[YOUR GOAL] State how many lines of the entries hold the string "this". Reply with the number alone.

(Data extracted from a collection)
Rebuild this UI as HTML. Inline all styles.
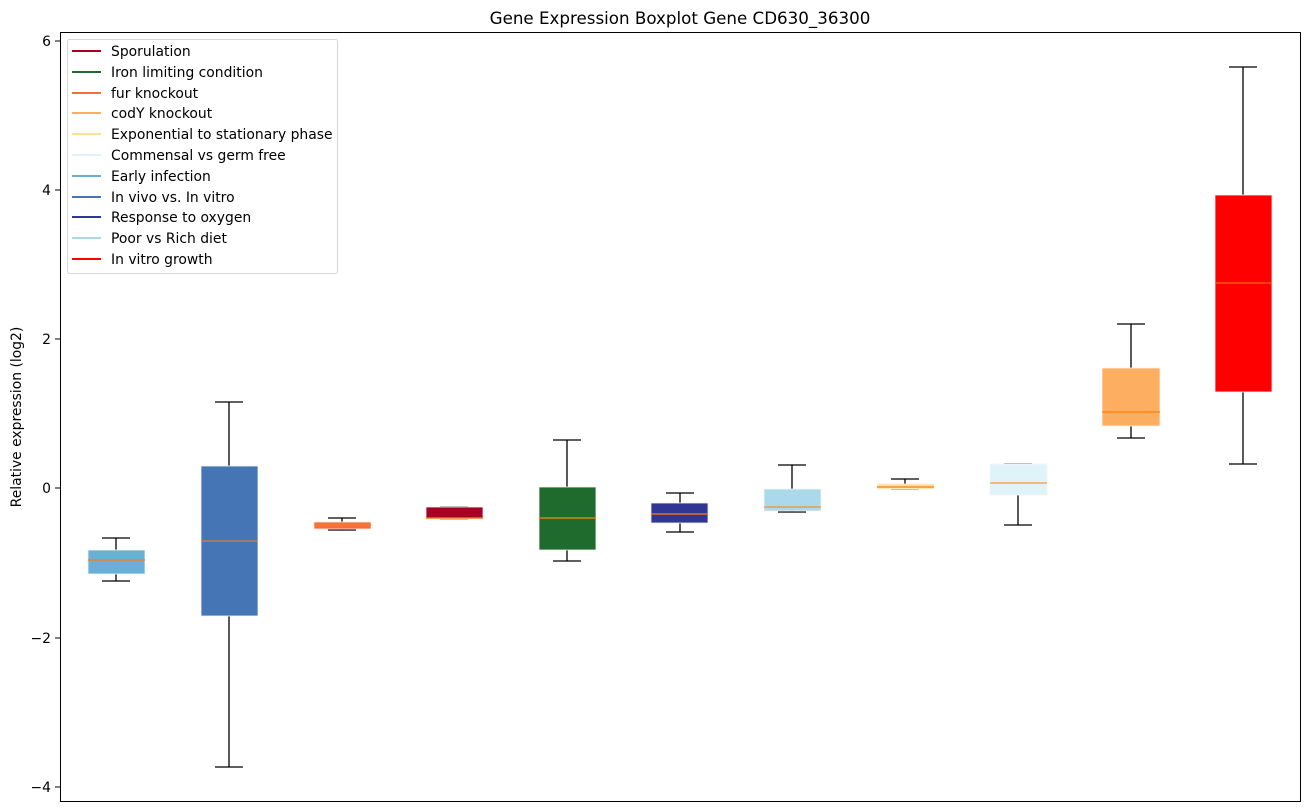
<!DOCTYPE html>
<html><head><meta charset="utf-8"><style>
html,body{margin:0;padding:0;background:#fff;}
svg{display:block;font-family:"DejaVu Sans","Liberation Sans",sans-serif;}
</style></head><body>
<svg width="1309" height="812" viewBox="0 0 1309 812" xmlns="http://www.w3.org/2000/svg">
<rect width="1309" height="812" fill="#fff"/>
<text x="680" y="24" font-size="16.7" text-anchor="middle" fill="#000">Gene Expression Boxplot Gene CD630_36300</text>
<text transform="translate(21,417) rotate(-90)" font-size="13.9" text-anchor="middle" fill="#000">Relative expression (log2)</text>
<g font-size="13.9" text-anchor="end" fill="#000">
<text x="51" y="46">6</text><text x="51" y="195">4</text><text x="51" y="344">2</text><text x="51" y="493">0</text><text x="51" y="643">−2</text><text x="51" y="792">−4</text>
</g>
<g stroke="#000" stroke-width="1">
<line x1="55" y1="41" x2="60" y2="41"/><line x1="55" y1="190" x2="60" y2="190"/><line x1="55" y1="339" x2="60" y2="339"/><line x1="55" y1="488" x2="60" y2="488"/><line x1="55" y1="638" x2="60" y2="638"/><line x1="55" y1="787" x2="60" y2="787"/>
</g>
<g stroke="#000" stroke-width="1.3" fill="none">
<path d="M116 538V550M116 574V581M102 538H130M102 581H130"/>
<path d="M229 402V466M229 616V767M215 402H243M215 767H243"/>
<path d="M342 518V522M342 529V530M328 518H356M328 530H356"/>
<path d="M454 507V507M454 519V519M440 507H468M440 519H468"/>
<path d="M567 440V487M567 550V561M553 440H581M553 561H581"/>
<path d="M680 493V503M680 523V532M666 493H694M666 532H694"/>
<path d="M792 465V489M792 511V512M778 465H806M778 512H806"/>
<path d="M905 479V484M905 489V489M891 479H919M891 489H919"/>
<path d="M1018 464V464M1018 495V525M1004 464H1032M1004 525H1032"/>
<path d="M1131 324V368M1131 426V438M1117 324H1145M1117 438H1145"/>
<path d="M1243 67V195M1243 392V464M1229 67H1257M1229 464H1257"/>
</g>
<g stroke="#f4f4f4" stroke-width="0.8">
<rect x="88" y="550" width="57" height="24" fill="#6baed6"/>
<rect x="201" y="466" width="57" height="150" fill="#4575b4"/>
<rect x="314" y="522" width="57" height="7" fill="#f46d43"/>
<rect x="426" y="507" width="57" height="12" fill="#a50026"/>
<rect x="539" y="487" width="57" height="63" fill="#1f6b2e"/>
<rect x="651" y="503" width="57" height="20" fill="#313695"/>
<rect x="764" y="489" width="57" height="22" fill="#abd9e9"/>
<rect x="877" y="484" width="57" height="5" fill="#fee090"/>
<rect x="990" y="464" width="57" height="31" fill="#e0f3f8"/>
<rect x="1102" y="368" width="58" height="58" fill="#fdae61"/>
<rect x="1215" y="195" width="57" height="197" fill="#ff0000"/>
</g>
<g stroke="#ff7f0e" stroke-width="1.3">
<line x1="88" y1="560" x2="145" y2="560"/>
<line x1="201" y1="541" x2="258" y2="541" stroke-width="1"/>
<line x1="314" y1="525" x2="371" y2="525"/>
<line x1="426" y1="518" x2="483" y2="518"/>
<line x1="539" y1="518" x2="596" y2="518"/>
<line x1="651" y1="514" x2="708" y2="514"/>
<line x1="764" y1="507" x2="821" y2="507" stroke-width="1"/>
<line x1="877" y1="487" x2="934" y2="487"/>
<line x1="990" y1="483" x2="1047" y2="483" stroke-width="1"/>
<line x1="1102" y1="412" x2="1160" y2="412"/>
<line x1="1215" y1="283" x2="1272" y2="283" stroke-width="1"/>
</g>
<rect x="60.5" y="32.5" width="1240" height="769" fill="none" stroke="#000" stroke-width="1"/>
<rect x="67.5" y="39.5" width="270" height="234" rx="2" fill="#fff" fill-opacity="0.85" stroke="#d6d6d6"/>
<g stroke-width="2">
<line x1="72" y1="51" x2="101" y2="51" stroke="#a50026"/>
<line x1="72" y1="72" x2="101" y2="72" stroke="#1f6b2e"/>
<line x1="72" y1="93" x2="101" y2="93" stroke="#f46d43"/>
<line x1="72" y1="113" x2="101" y2="113" stroke="#fdae61"/>
<line x1="72" y1="134" x2="101" y2="134" stroke="#fee090"/>
<line x1="72" y1="155" x2="101" y2="155" stroke="#e0f3f8"/>
<line x1="72" y1="176" x2="101" y2="176" stroke="#6baed6"/>
<line x1="72" y1="197" x2="101" y2="197" stroke="#4575b4"/>
<line x1="72" y1="217" x2="101" y2="217" stroke="#313695"/>
<line x1="72" y1="238" x2="101" y2="238" stroke="#abd9e9"/>
<line x1="72" y1="259" x2="101" y2="259" stroke="#ff0000"/>
</g>
<g font-size="13.9" fill="#000">
<text x="111" y="56">Sporulation</text>
<text x="111" y="77">Iron limiting condition</text>
<text x="111" y="98">fur knockout</text>
<text x="111" y="118">codY knockout</text>
<text x="111" y="139">Exponential to stationary phase</text>
<text x="111" y="160">Commensal vs germ free</text>
<text x="111" y="181">Early infection</text>
<text x="111" y="202">In vivo vs. In vitro</text>
<text x="111" y="222">Response to oxygen</text>
<text x="111" y="243">Poor vs Rich diet</text>
<text x="111" y="264">In vitro growth</text>
</g>
</svg>
</body></html>
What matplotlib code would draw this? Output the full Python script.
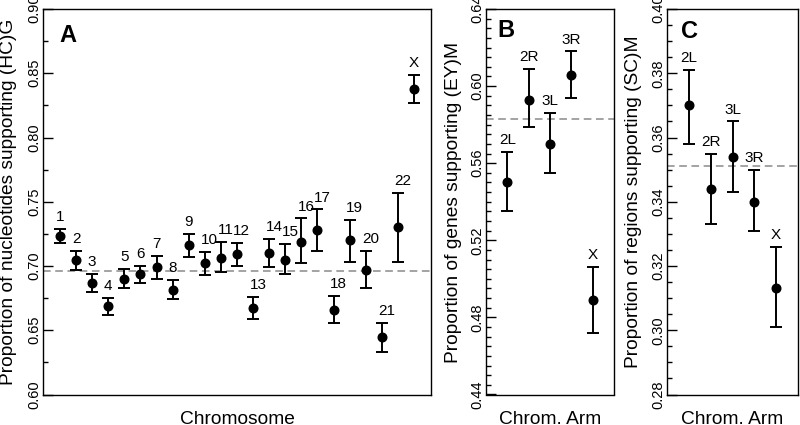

[CORRECT RESPONSE] 2